WHAT THE TASK ASKS
Records follow. Pull out every line that contains "this".

Plotting code records:
----

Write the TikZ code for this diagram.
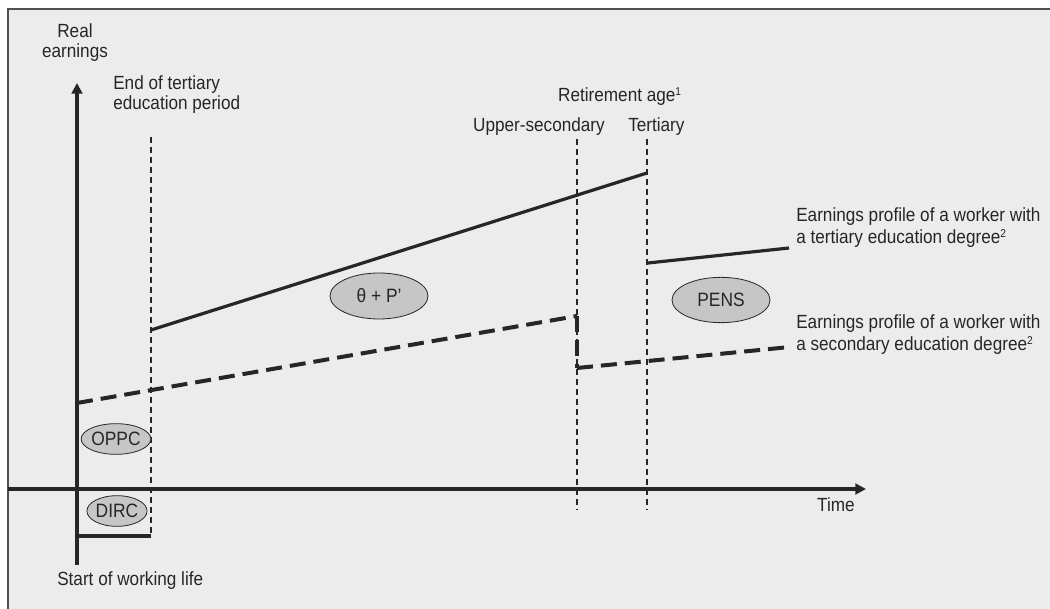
\documentclass[tikz,border=0pt]{standalone}
\usepackage{fontspec}
\setmainfont{Liberation Sans}[FakeStretch=0.9]
\usetikzlibrary{arrows.meta,positioning,shapes.geometric}
\definecolor{ink}{HTML}{262626}
\definecolor{panel}{HTML}{ECECEC}
\definecolor{rim}{HTML}{505050}
\definecolor{blob}{HTML}{C6C6C6}
\tikzset{
  axis/.style={draw=ink,line width=2.3pt,-{Triangle[length=8pt,width=8pt]}},
  marker/.style={draw=ink,line width=0.8pt,dash pattern=on 4.5pt off 3pt},
  tertiary/.style={draw=ink,line width=2.4pt},
  secondary/.style={draw=ink,line width=3pt,dash pattern=on 12pt off 6pt},
  tag/.style={ellipse,draw=ink,fill=blob,line width=0.6pt,inner sep=0pt,text=ink,
    font=\fontsize{14.5}{16}\selectfont},
  note/.style={text=ink,inner sep=0pt,font=\fontsize{14.3}{15}\selectfont},
  sidenote/.style={note,align=left,anchor=base west,font=\fontsize{14.3}{16.5}\selectfont}
}
\newcommand{\fn}[1]{\textsuperscript{\fontsize{8.5}{8.5}\selectfont #1}}

\begin{document}
\begin{tikzpicture}[x=0.75pt,y=-0.75pt]
  \useasboundingbox (0,0) rectangle (1050,609);
  \fill[white] (0,0) rectangle (1050,609);
  \draw[draw=rim,line width=1.5pt,fill=panel] (8,9) rectangle (1064,624);

  % axes
  \coordinate (origin) at (77,565);
  \coordinate (ytop) at (77,83);
  \coordinate (xleft) at (8,489);
  \coordinate (xright) at (866,489);
  \draw[axis] (origin) -- (ytop);
  \draw[axis] (xleft) -- (xright);
  \node[note,align=center,anchor=base] (yname) at (75,58) {Real\\earnings};
  \node[note,anchor=base east] (xname) at (855,512) {Time};
  \node[note,anchor=base west] (start) at (57,585) {Start of working life};

  % period markers
  \coordinate (endtop) at (151,137);
  \coordinate (endbot) at (151,536);
  \coordinate (sectop) at (577,139);
  \coordinate (secbot) at (577,510);
  \coordinate (tertop) at (647,139);
  \coordinate (terbot) at (647,510);
  \draw[marker] (endtop) -- (endbot);
  \draw[marker] (sectop) -- (secbot);
  \draw[marker] (tertop) -- (terbot);
  \node[note,align=left,anchor=base west] (endname) at (113,110)
    {End of tertiary\\education period};
  \node[note,anchor=base] (retire) at (620,102) {Retirement age\fn{1}};
  \node[note,anchor=base east] (secname) at (605,132) {Upper-secondary};
  \node[note,anchor=base west] (tername) at (628,132) {Tertiary};

  % earnings profiles
  \coordinate (t0) at (151,330);
  \coordinate (t1) at (647,173);
  \coordinate (t2) at (648,263);
  \coordinate (t3) at (789,248);
  \draw[tertiary] (t0) -- (t1);
  \draw[tertiary] (t2) -- (t3);
  \coordinate (s0) at (77,403);
  \coordinate (s1) at (577,316);
  \coordinate (s2) at (577,368);
  \coordinate (s3) at (790,347);
  \draw[secondary] (s0) -- (s1);
  \draw[secondary] (s1) -- (s2);
  \draw[secondary] (s2) -- (s3);
  \node[sidenote] (terlabel) at (796,244)
    {Earnings profile of a worker with\\a tertiary education degree\fn{2}};
  \node[sidenote] (seclabel) at (796,351)
    {Earnings profile of a worker with\\a secondary education degree\fn{2}};

  % cost and benefit tags
  \node[tag,minimum width=73.5pt,minimum height=34.5pt] (gain) at (379,296) {θ + P’};
  \node[tag,minimum width=73.5pt,minimum height=34pt] (pens) at (721,300) {PENS};
  \node[tag,minimum width=44pt,minimum height=23pt] (oppc) at (116,439) {OPPC};
  \node[tag,minimum width=44pt,minimum height=23pt] (dirc) at (117,511) {DIRC};
  \coordinate (barleft) at (79,536);
  \draw[ink,line width=3pt] (barleft) -- (endbot);
\end{tikzpicture}
\end{document}
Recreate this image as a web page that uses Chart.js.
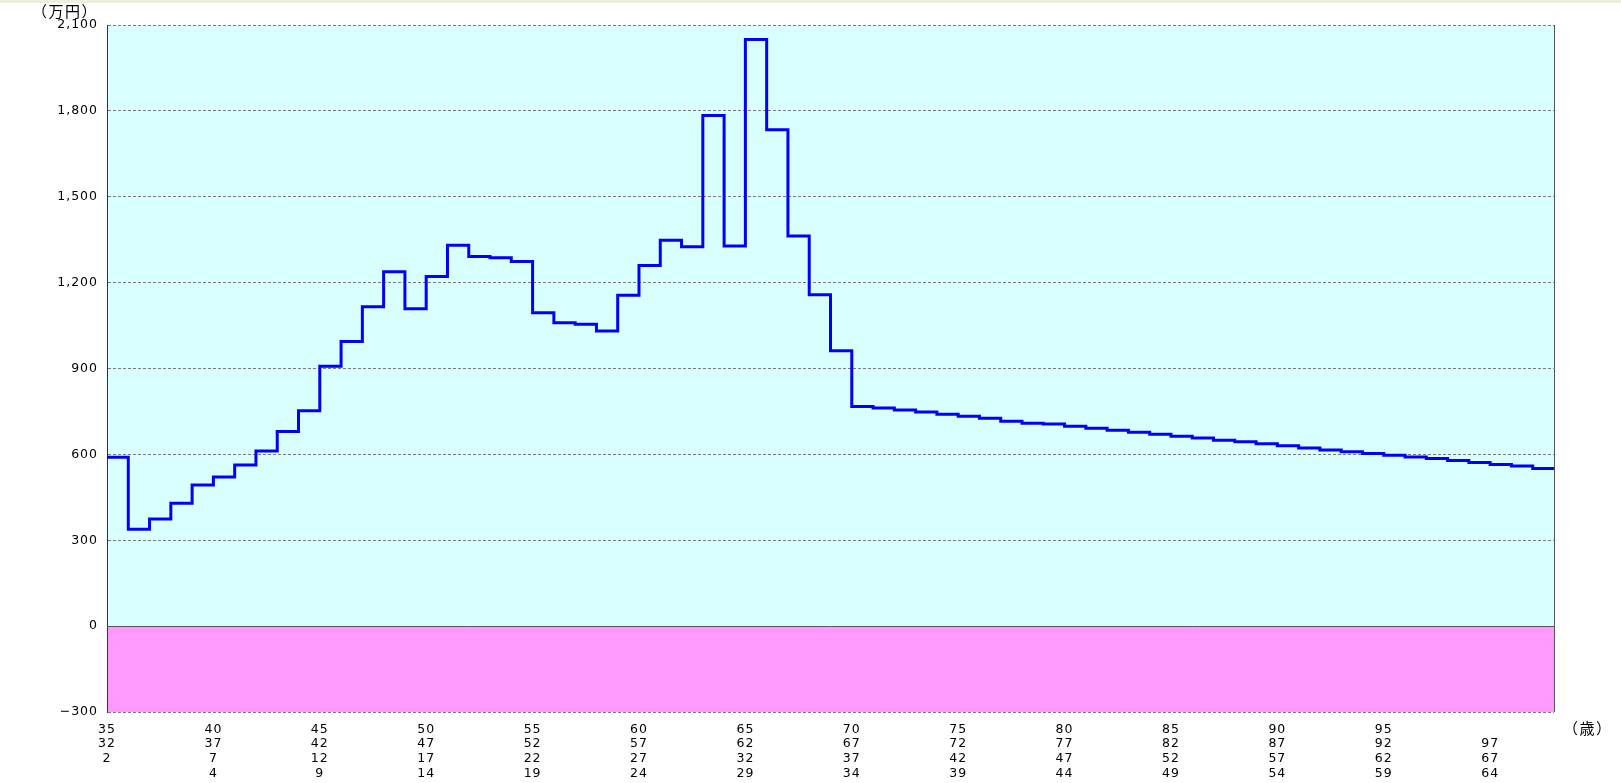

----

WRITTEN SOLUTION
Write the TikZ code for this diagram.
Recreate this image as a web page that uses Chart.js.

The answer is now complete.